Rekrutmen calon anggota Dewan Perwakilan Daerah (DPD) oleh panitia seleksi (pansel) dan Dewan Perwakilan Rakyat Daerah (DPRD) dinilai tak menyelesaikan masalah di lembaga legislatif yang eksis dengan sistem dua kamar. Tujuan rekrutmen oleh pansel tak jelas dan tak patut diteruskan.
“Saya kaget mendengar rekrutmen anggota DPD di Pansel. Alih-alih menyelesaikan persoalan, malah akan menambah persoalan,” kata Pengajar Hukum Tata Negara Universitas Gajah Mada (UGM), Zainal Arifin Mochtar, pada diskusi “Polemik Gagasan Anggota DPD Dipilih Pansel dan DPRD” di Kebon Jeruk, Jakarta Barat (9/5).
Zainal berpendapat bahwa rekrutmen oleh Pansel bersifat subjektif. Pengkuran kualitatif yang dinilai secara kuantitatif bermasalah dan tak menjamin menghasilkan orang-orang terbaik.
“Kita mengukur kualitas orang dengan angka. Itu tidak membuktikan apa-apa soal kapasitas seseorang. Misalnya mengukur integritas orang melalui wawancara, bagaimana bisa tau integritas orang hanya selama tiga puluh menit?” ujar Zainal.
Zainal mengatakan apabila tujuan dibentuknya pansel adalah untuk menyaring kualitas calon anggota DPD, semestinya hal yang sama diberlakukan kepada calon anggota Dewan Perwakilan Rakyat (DPR). DPR adalah kamar pertama yang memiliki wewenang lebih besar. Namun, yang mesti diluruskan, kata Zainal, jabatan di parlemen tak perlu menggunakan merit system atau mendasarkan pada pemahaman akademik, melainkan melalui pemilihan umum.
“Kalau tujuan dibentuknya pansel untuk menyaring kualitas orang yang duduk di DPD, kenapa DPR enggak juga? Tapi, jabatan di parlemen ini kan election,” tukas Zainal.
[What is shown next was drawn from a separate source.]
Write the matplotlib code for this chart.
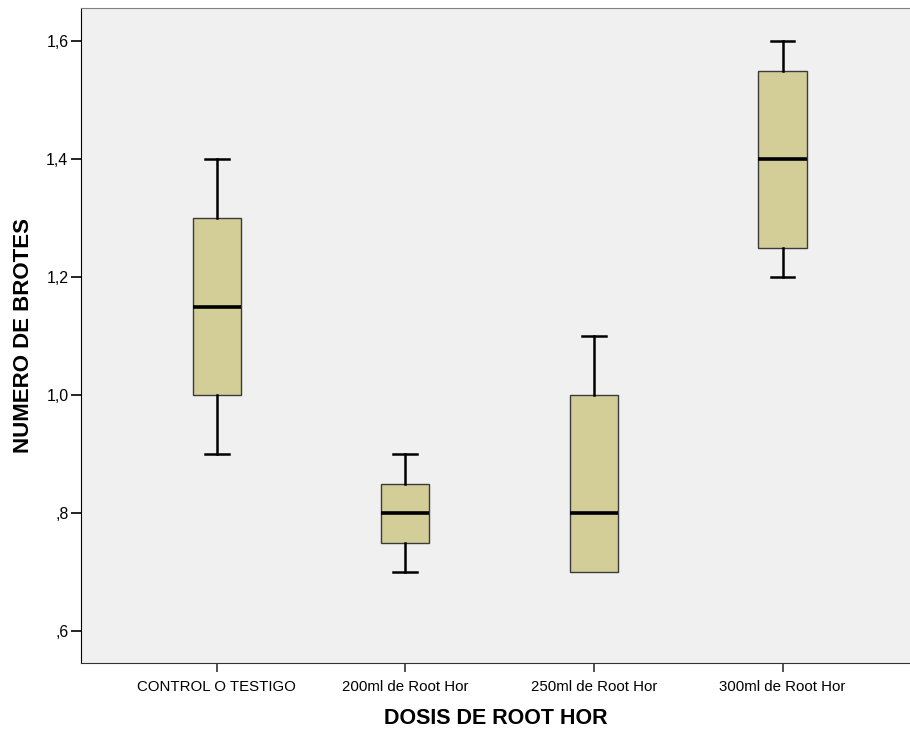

Gagasan rekrutmen calon anggota DPD melalui pansel dan DPRD akan merusak institusi DPD sendiri. Melalui skema ini, kehadiran anggota DPD partisan partai poitik akan lebih kuat. Persoalan utama parlemen bukan kapasitas individu, melainkan jauhnya relasi antara orang yang dipilih dengan orang yang memilih.